If $|\vec a|=12$ and $|\vec b|=4\sqrt 3$ and $\vec b.\vec c=24$ , then find $|(\vec a \times \vec b) +(\vec c \times \vec a)|$

Question

Let $\Delta PQR$ be a triangle. Let $\vec a = \vec {QR}, \vec b = \vec {RP}$ and $\vec c = \vec {PQ}$. If $|\vec a|=12$ and $|\vec b|=4\sqrt 3$ and $\vec b.\vec c=24$ , then find $|(\vec a \times \vec b) +(\vec c \times \vec a)|$

Actually this is an easy problem but I realised it only later. I am looking for a variety of solutions. Thank you .

I think the simplest solution is by first using the triangle equality.

Answer 1

One solution which provides a variety of results in the process of solution is as following:

By the triangle law of vectors, observe that $$\vec {PQ}+\vec {QR}+\vec {RP} =0$$ i.e $$\vec c+\vec a+\vec b =0$$ i.e $$\vec c = -\vec a -\vec b$$

Then again, we have $$\vec b.\vec c=24$$ or, $$2\vec b.\vec c=48$$ or, by using the cosine rule, $$b^2+c^2-a^2=-48$$ or, $$48+c^2-144=-48$$ or, $$|\vec c|^2=48$$ or, $$|\vec c|=4\sqrt3$$

So by using cosine rule and the values of $|\vec a|$,$|\vec b|$ and $|\vec c|$, you can calculate the sines and cosines of all $3$ angles.

Also note that $\vec a \times \vec b$ and $\vec c \times \vec a$ are coplanar. So they can be added algebraically.

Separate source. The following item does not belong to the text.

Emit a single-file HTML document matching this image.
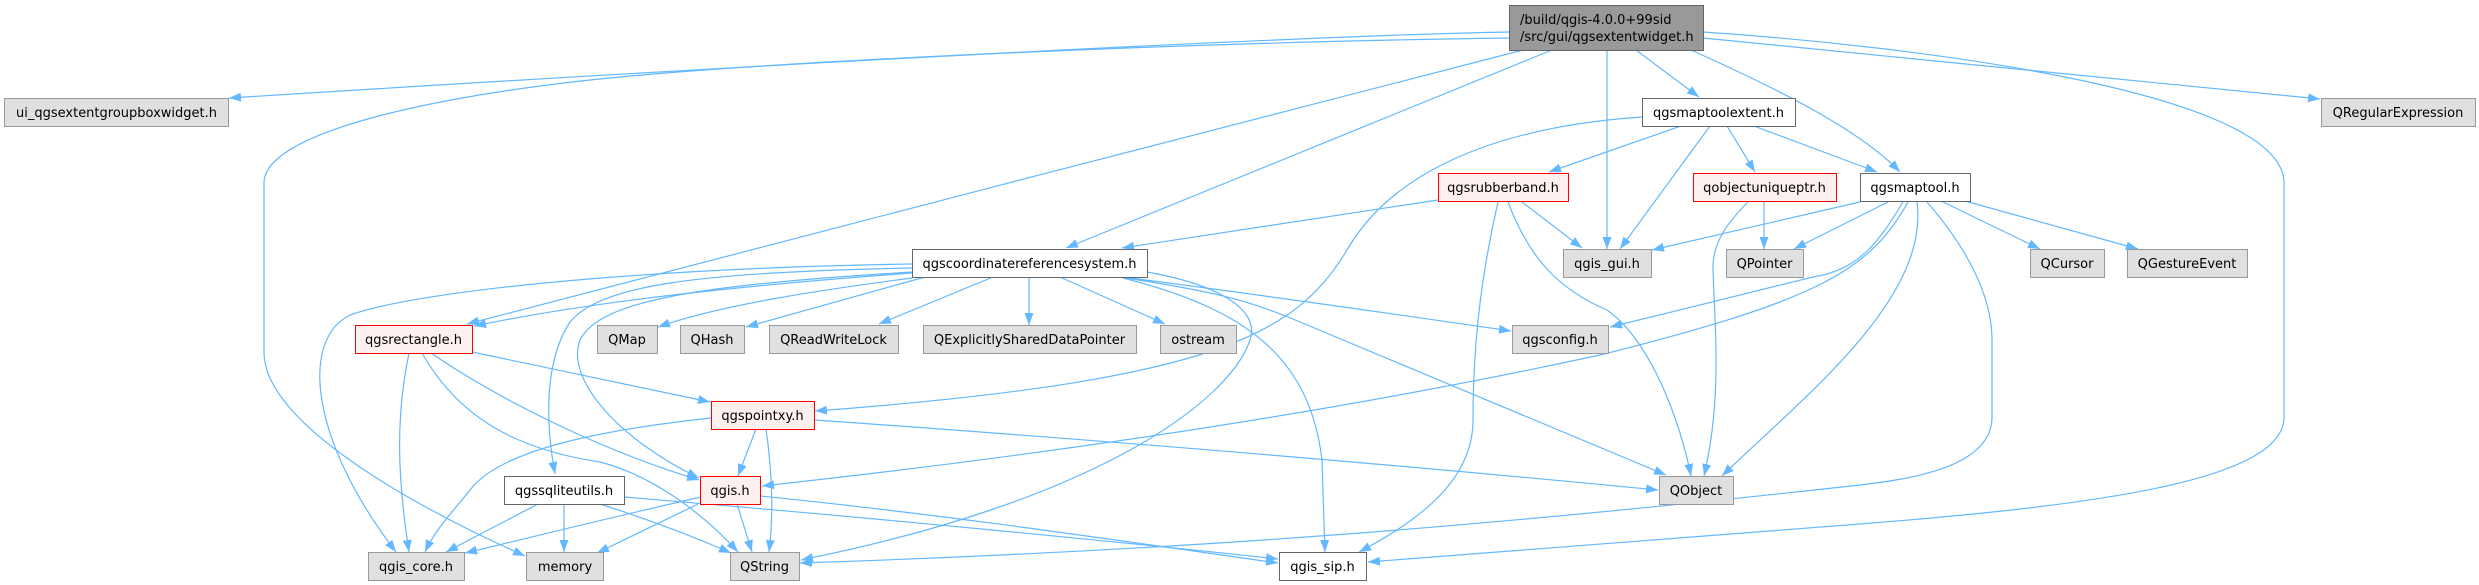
<!DOCTYPE html>
<html>
<head>
<meta charset="utf-8">
<style>
html,body{margin:0;padding:0;background:#fff;}
svg{display:block;}
text{font-family:"DejaVu Sans","Liberation Sans",sans-serif;font-size:13px;fill:#000;}
</style>
</head>
<body>
<svg width="2479" height="585" viewBox="0 0 2479 585" xmlns="http://www.w3.org/2000/svg">
<defs>
<marker id="a" markerUnits="userSpaceOnUse" markerWidth="12" markerHeight="9" viewBox="0 0 12 9" refX="12" refY="4.5" orient="auto">
<path d="M0,0 L12,4.5 L0,9 z" fill="#63b8ff"/>
</marker>
</defs>
<rect width="2479" height="585" fill="#fff"/>
<g fill="none" stroke="#63b8ff" stroke-width="1.2" marker-end="url(#a)">
<!-- root edges -->
<path d="M1509,32 C1300,36 800,62 229,98"/>
<path d="M1509,38 C1200,42 800,60 620,77 C450,93 264,130 264,183 L264,352 C264,420 400,500 525,556"/>
<path d="M1523,50 C1250,120 750,250 467,324"/>
<path d="M1552,50 L1066,248"/>
<path d="M1607,50 L1607,249"/>
<path d="M1636,50 L1699,97"/>
<path d="M1691,50 C1780,90 1860,130 1900,172"/>
<path d="M1703,38 L2320,99"/>
<path d="M1703,32 C1900,45 2284,90 2284,183 L2284,417 C2284,480 2100,505 1860,524 C1650,540 1500,553 1368,562"/>
<!-- maptoolextent -->
<path d="M1754,126 L1877,172"/>
<path d="M1681,126 L1549,172"/>
<path d="M1727,126 L1755,172"/>
<path d="M1710,126 L1620,249"/>
<path d="M1642,117 C1480,128 1390,180 1350,245 C1300,330 1230,380 815,411"/>
<!-- rubberband -->
<path d="M1438,200 L1122,248"/>
<path d="M1522,202 L1582,248"/>
<path d="M1508,202 C1530,260 1560,290 1607,310 C1650,340 1680,420 1691,476"/>
<path d="M1498,202 C1480,280 1473,350 1473,420 C1473,480 1420,520 1359,552"/>
<!-- qobjectuniqueptr -->
<path d="M1764,202 L1764,249"/>
<path d="M1748,202 C1725,225 1712,245 1713,270 C1715,330 1722,400 1704,476"/>
<!-- maptool -->
<path d="M1860,202 L1652,250"/>
<path d="M1888,202 L1794,249"/>
<path d="M1941,201 L2040,249"/>
<path d="M1965,201 L2138,249"/>
<path d="M1903,202 C1880,240 1860,270 1813,277 C1760,290 1680,310 1610,327"/>
<path d="M1908,202 C1870,270 1820,300 1600,355 C1300,420 1000,460 762,486"/>
<path d="M1917,202 C1930,300 1800,400 1722,476"/>
<path d="M1927,202 C1960,240 1992,290 1992,340 L1992,417 C1992,470 1900,480 1860,485 C1500,525 1200,550 800,563"/>
<!-- CRS -->
<path d="M912,278 C820,290 720,305 658,327"/>
<path d="M925,277 L746,327"/>
<path d="M993,277 L879,324"/>
<path d="M1029,277 L1029,325"/>
<path d="M1060,277 L1165,324"/>
<path d="M1123,277 C1300,300 1400,315 1511,331"/>
<path d="M1120,277 C1200,290 1240,296 1300,322 L1666,475"/>
<path d="M1147,272 C1220,285 1260,310 1250,340 C1230,400 1100,500 801,560"/>
<path d="M1123,278 C1250,310 1310,360 1322,460 L1325,552"/>
<path d="M912,272 C700,285 600,300 580,340 C565,380 620,440 699,478"/>
<path d="M912,273 C750,285 600,300 474,326"/>
<path d="M912,268 C700,272 600,285 570,322 C545,360 545,420 555,474"/>
<path d="M912,264 C650,268 420,290 350,315 C300,340 310,440 396,552"/>
<!-- qgsrectangle -->
<path d="M409,353 C395,420 398,480 409,552"/>
<path d="M472,352 L710,402"/>
<path d="M431,353 C500,400 600,450 699,480"/>
<path d="M422,353 C460,420 520,450 600,462 C650,475 700,510 738,552"/>
<!-- qgspointxy -->
<path d="M756,429 L738,476"/>
<path d="M766,429 C772,470 774,510 769,552"/>
<path d="M815,420 C1100,440 1400,465 1658,490"/>
<path d="M711,418 C600,430 500,450 470,490 C450,515 435,530 425,552"/>
<!-- qgis.h -->
<path d="M737,504 L752,552"/>
<path d="M701,497 C600,520 520,540 465,553"/>
<path d="M698,504 L597,553"/>
<path d="M760,496 C950,515 1150,545 1278,563"/>
<!-- qgssqliteutils -->
<path d="M538,504 L446,552"/>
<path d="M564,504 L564,552"/>
<path d="M600,504 C650,520 690,535 731,553"/>
<path d="M624,497 C900,520 1150,545 1278,559"/>
</g>

<!-- nodes -->
<g stroke-width="1">
<rect x="1509.5" y="5.5" width="194" height="45" fill="#999999" stroke="#666666"/>
<rect x="4.5" y="98.5" width="224" height="28" fill="#e0e0e0" stroke="#999999"/>
<rect x="526.5" y="552.5" width="77" height="28" fill="#e0e0e0" stroke="#999999"/>
<rect x="355.5" y="325.5" width="117" height="28" fill="#fff0f0" stroke="#ff0000"/>
<rect x="912.5" y="249.5" width="235" height="28" fill="#ffffff" stroke="#666666"/>
<rect x="1563.5" y="249.5" width="88" height="28" fill="#e0e0e0" stroke="#999999"/>
<rect x="1642.5" y="98.5" width="153" height="28" fill="#ffffff" stroke="#666666"/>
<rect x="1860.5" y="173.5" width="110" height="28" fill="#ffffff" stroke="#666666"/>
<rect x="1279.5" y="552.5" width="87" height="28" fill="#ffffff" stroke="#666666"/>
<rect x="2321.5" y="98.5" width="154" height="28" fill="#e0e0e0" stroke="#999999"/>
<rect x="1438.5" y="173.5" width="130" height="28" fill="#fff0f0" stroke="#ff0000"/>
<rect x="1693.5" y="173.5" width="143" height="28" fill="#fff0f0" stroke="#ff0000"/>
<rect x="1726.5" y="249.5" width="77" height="28" fill="#e0e0e0" stroke="#999999"/>
<rect x="2030.5" y="249.5" width="74" height="28" fill="#e0e0e0" stroke="#999999"/>
<rect x="2127.5" y="249.5" width="120" height="28" fill="#e0e0e0" stroke="#999999"/>
<rect x="1512.5" y="325.5" width="96" height="28" fill="#e0e0e0" stroke="#999999"/>
<rect x="1659.5" y="476.5" width="74" height="28" fill="#e0e0e0" stroke="#999999"/>
<rect x="597.5" y="325.5" width="60" height="28" fill="#e0e0e0" stroke="#999999"/>
<rect x="680.5" y="325.5" width="64" height="28" fill="#e0e0e0" stroke="#999999"/>
<rect x="769.5" y="325.5" width="129" height="28" fill="#e0e0e0" stroke="#999999"/>
<rect x="923.5" y="325.5" width="213" height="28" fill="#e0e0e0" stroke="#999999"/>
<rect x="1160.5" y="325.5" width="76" height="28" fill="#e0e0e0" stroke="#999999"/>
<rect x="711.5" y="401.5" width="103" height="28" fill="#fff0f0" stroke="#ff0000"/>
<rect x="700.5" y="476.5" width="60" height="28" fill="#fff0f0" stroke="#ff0000"/>
<rect x="504.5" y="476.5" width="120" height="28" fill="#ffffff" stroke="#666666"/>
<rect x="368.5" y="552.5" width="96" height="28" fill="#e0e0e0" stroke="#999999"/>
<rect x="730.5" y="552.5" width="69" height="28" fill="#e0e0e0" stroke="#999999"/>
</g>

<g text-anchor="middle">
<text x="1520" y="24" text-anchor="start">/build/qgis-4.0.0+99sid</text>
<text x="1520" y="41" text-anchor="start">/src/gui/qgsextentwidget.h</text>
<text x="116.5" y="117">ui_qgsextentgroupboxwidget.h</text>
<text x="565" y="571">memory</text>
<text x="413.5" y="344">qgsrectangle.h</text>
<text x="1029.5" y="268">qgscoordinatereferencesystem.h</text>
<text x="1607" y="268">qgis_gui.h</text>
<text x="1718.5" y="117">qgsmaptoolextent.h</text>
<text x="1915" y="192">qgsmaptool.h</text>
<text x="1322.5" y="571">qgis_sip.h</text>
<text x="2398" y="117">QRegularExpression</text>
<text x="1503" y="192">qgsrubberband.h</text>
<text x="1764.5" y="192">qobjectuniqueptr.h</text>
<text x="1764.5" y="268">QPointer</text>
<text x="2067" y="268">QCursor</text>
<text x="2187" y="268">QGestureEvent</text>
<text x="1560" y="344">qgsconfig.h</text>
<text x="1696" y="495">QObject</text>
<text x="627" y="344">QMap</text>
<text x="712" y="344">QHash</text>
<text x="833.5" y="344">QReadWriteLock</text>
<text x="1029.5" y="344">QExplicitlySharedDataPointer</text>
<text x="1198" y="344">ostream</text>
<text x="762.5" y="420">qgspointxy.h</text>
<text x="730" y="495">qgis.h</text>
<text x="564" y="495">qgssqliteutils.h</text>
<text x="416" y="571">qgis_core.h</text>
<text x="764.5" y="571">QString</text>
</g>
</svg>
</body>
</html>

Hence, $$|\vec a \times \vec b|+|\vec c \times \vec a|$$ $$=||\vec a |\cdot|\vec b|\cdot \sin (180^\circ-R) \cdot \hat n+ |\vec c|\cdot|\vec a |\cdot \sin (180^\circ-P) \cdot \hat n|$$ $$=||\vec a |\cdot|\vec b|\cdot \sin R + |\vec c|\cdot|\vec a |\cdot \sin P|\cdot|\hat n|$$ $$=|12\cdot4\sqrt3\cdot \sin R + 4\sqrt3\cdot 12 \cdot \sin P|\cdot 1$$

Now $$\sin^2 R = 1-\cos ^2R = 1-\frac{b^2+c^2-a^2}{2bc}$$ and $$\sin^2 P = 1-\cos ^2P = 1-\frac{a^2+c^2-b^2}{2ac}$$

Hope you can calculate the rest on your own.

Answer 2

Hint: $|\vec{a}\times \vec{b} + \vec{c}\times \vec{a}|= |\vec{a}\times \vec{b}-\vec{a}\times \vec{c}|=|\vec{a}\times(\vec{b}-\vec{c})|$. But first use the law of cosine to find $|\vec{a}|^2 = |\vec{b}|^2+|\vec{c}|^2+ 2bc\cos(P)=|\vec{b}|^2+|\vec{c}|^2+2\vec{b}\cdot \vec{c}\Rightarrow 144 = 48+ |\vec{c}|^2 +48\Rightarrow |\vec{c}| = 4\sqrt{3}$. Also, using the identity: $|\vec{b}-\vec{c}|^2+|\vec{b}+\vec{c}|^2 = 2(|\vec{b}|^2+|\vec{c}|^2)\Rightarrow |\vec{b}-\vec{c}|^2 + |\vec{a}|^2 = 2(|\vec{b}|^2+|\vec{c}|^2)$. From this you can find $|\vec{b}-\vec{c}|$,and the angle between $\vec{a}$,and $\vec{b}-\vec{c}$ using the parallelogram $PQRS$. You should be done in few steps. Also $\triangle PQR$ is now isosceles.